# The unkindest cut of all!



## The Tourist (Jun 9, 2016)

Well, there had to be that beautiful "maiden slice," I just wanted something a bit more noble.

I ate my miniscule lunch in front of the computer while listening to the opening of Rush Limbaugh. I wanted to wipe my hands, but the new pack of paper napkins my wife had bought was still sealed. I thought about getting up and finding something sharp in my house (which is surprisingly easy) and I saw my new SnG sitting next to me--an unused tool.

To mark the event, I slit the package half open and snapped this picture. Yes, all knives should be used. I used to put the expensive pretty ones away, but a guy's toys should not outlive him.

Use your stuff, even for napkins...


----------



## Smitty901 (Nov 16, 2012)

The unkindest cut of all is getting cut with your own blade.


----------



## The Tourist (Jun 9, 2016)

A few hours have passed and I have oiled my SnG with some of Joyce's secret "Quick Release" oil. No kidding, that's what it says on the syringe, and the gag is that your automatic knives will get a "quick release."

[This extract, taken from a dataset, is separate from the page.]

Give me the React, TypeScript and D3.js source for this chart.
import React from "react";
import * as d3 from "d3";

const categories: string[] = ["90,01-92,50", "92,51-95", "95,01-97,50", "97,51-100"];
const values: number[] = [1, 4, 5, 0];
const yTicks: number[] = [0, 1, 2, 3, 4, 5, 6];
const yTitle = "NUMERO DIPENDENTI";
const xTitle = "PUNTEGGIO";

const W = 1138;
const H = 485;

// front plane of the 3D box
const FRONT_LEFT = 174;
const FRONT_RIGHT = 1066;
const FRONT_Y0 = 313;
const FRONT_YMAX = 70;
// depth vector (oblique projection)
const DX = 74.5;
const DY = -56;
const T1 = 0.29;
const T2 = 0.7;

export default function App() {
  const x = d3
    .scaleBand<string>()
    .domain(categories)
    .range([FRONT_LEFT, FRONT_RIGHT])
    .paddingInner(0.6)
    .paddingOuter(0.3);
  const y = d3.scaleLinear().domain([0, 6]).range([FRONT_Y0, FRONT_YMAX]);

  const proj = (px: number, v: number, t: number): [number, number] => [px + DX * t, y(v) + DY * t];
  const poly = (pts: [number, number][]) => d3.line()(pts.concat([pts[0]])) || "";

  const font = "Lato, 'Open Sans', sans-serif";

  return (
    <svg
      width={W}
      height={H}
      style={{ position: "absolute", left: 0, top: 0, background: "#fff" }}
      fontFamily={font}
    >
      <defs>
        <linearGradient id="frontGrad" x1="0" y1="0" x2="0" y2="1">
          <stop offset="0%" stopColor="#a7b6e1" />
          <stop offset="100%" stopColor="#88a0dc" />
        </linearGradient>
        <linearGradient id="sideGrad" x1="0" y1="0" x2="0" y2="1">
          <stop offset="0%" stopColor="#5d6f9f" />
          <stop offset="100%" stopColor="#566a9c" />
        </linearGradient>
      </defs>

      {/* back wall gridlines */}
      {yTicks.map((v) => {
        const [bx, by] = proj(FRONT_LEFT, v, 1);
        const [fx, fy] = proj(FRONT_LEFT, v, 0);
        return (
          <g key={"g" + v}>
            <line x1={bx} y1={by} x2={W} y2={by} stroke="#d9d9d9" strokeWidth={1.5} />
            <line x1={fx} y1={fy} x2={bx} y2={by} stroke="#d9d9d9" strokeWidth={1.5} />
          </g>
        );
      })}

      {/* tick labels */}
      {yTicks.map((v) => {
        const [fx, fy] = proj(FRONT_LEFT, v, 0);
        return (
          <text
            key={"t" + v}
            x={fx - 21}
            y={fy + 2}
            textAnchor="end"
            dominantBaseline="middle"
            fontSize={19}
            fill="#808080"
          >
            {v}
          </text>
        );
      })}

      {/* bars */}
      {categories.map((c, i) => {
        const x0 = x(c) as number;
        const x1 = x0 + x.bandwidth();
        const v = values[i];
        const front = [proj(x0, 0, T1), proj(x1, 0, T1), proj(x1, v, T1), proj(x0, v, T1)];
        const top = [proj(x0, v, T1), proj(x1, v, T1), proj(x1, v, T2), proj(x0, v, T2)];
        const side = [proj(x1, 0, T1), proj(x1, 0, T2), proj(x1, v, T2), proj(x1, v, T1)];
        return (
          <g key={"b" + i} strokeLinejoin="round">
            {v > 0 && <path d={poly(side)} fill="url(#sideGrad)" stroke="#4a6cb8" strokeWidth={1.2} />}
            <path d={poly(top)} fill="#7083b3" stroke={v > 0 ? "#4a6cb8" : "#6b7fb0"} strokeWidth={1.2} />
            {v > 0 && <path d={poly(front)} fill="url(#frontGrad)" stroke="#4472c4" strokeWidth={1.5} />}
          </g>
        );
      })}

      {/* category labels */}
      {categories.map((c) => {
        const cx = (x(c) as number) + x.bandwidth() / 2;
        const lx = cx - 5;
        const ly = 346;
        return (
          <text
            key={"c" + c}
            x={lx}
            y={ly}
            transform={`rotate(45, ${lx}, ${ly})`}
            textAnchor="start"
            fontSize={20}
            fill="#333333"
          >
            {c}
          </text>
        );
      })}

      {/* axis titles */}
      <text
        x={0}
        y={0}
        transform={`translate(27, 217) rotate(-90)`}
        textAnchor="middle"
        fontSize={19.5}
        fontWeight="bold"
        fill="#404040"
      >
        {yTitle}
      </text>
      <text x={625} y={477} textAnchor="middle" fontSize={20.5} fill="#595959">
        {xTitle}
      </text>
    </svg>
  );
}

I've found from slicing a few things is that the factory edge is more of a 'tactical edge.' Not dull, not sharp, it won't wear down.

My feeling is that this knife should be a razor. The reasoning is simple, the blade is 154-CM. This alloy is really a stainless steel type 440C to which molybdenum has been added.

It is my policy that no matter how ridiculous a factory edge is as shipped, I will use it until it's dull. The issue here is that 154-CM is not going to wear down easily. So for right now, I'll leave it "as is."

Why would anyone immediately grind off perfectly good metal?


----------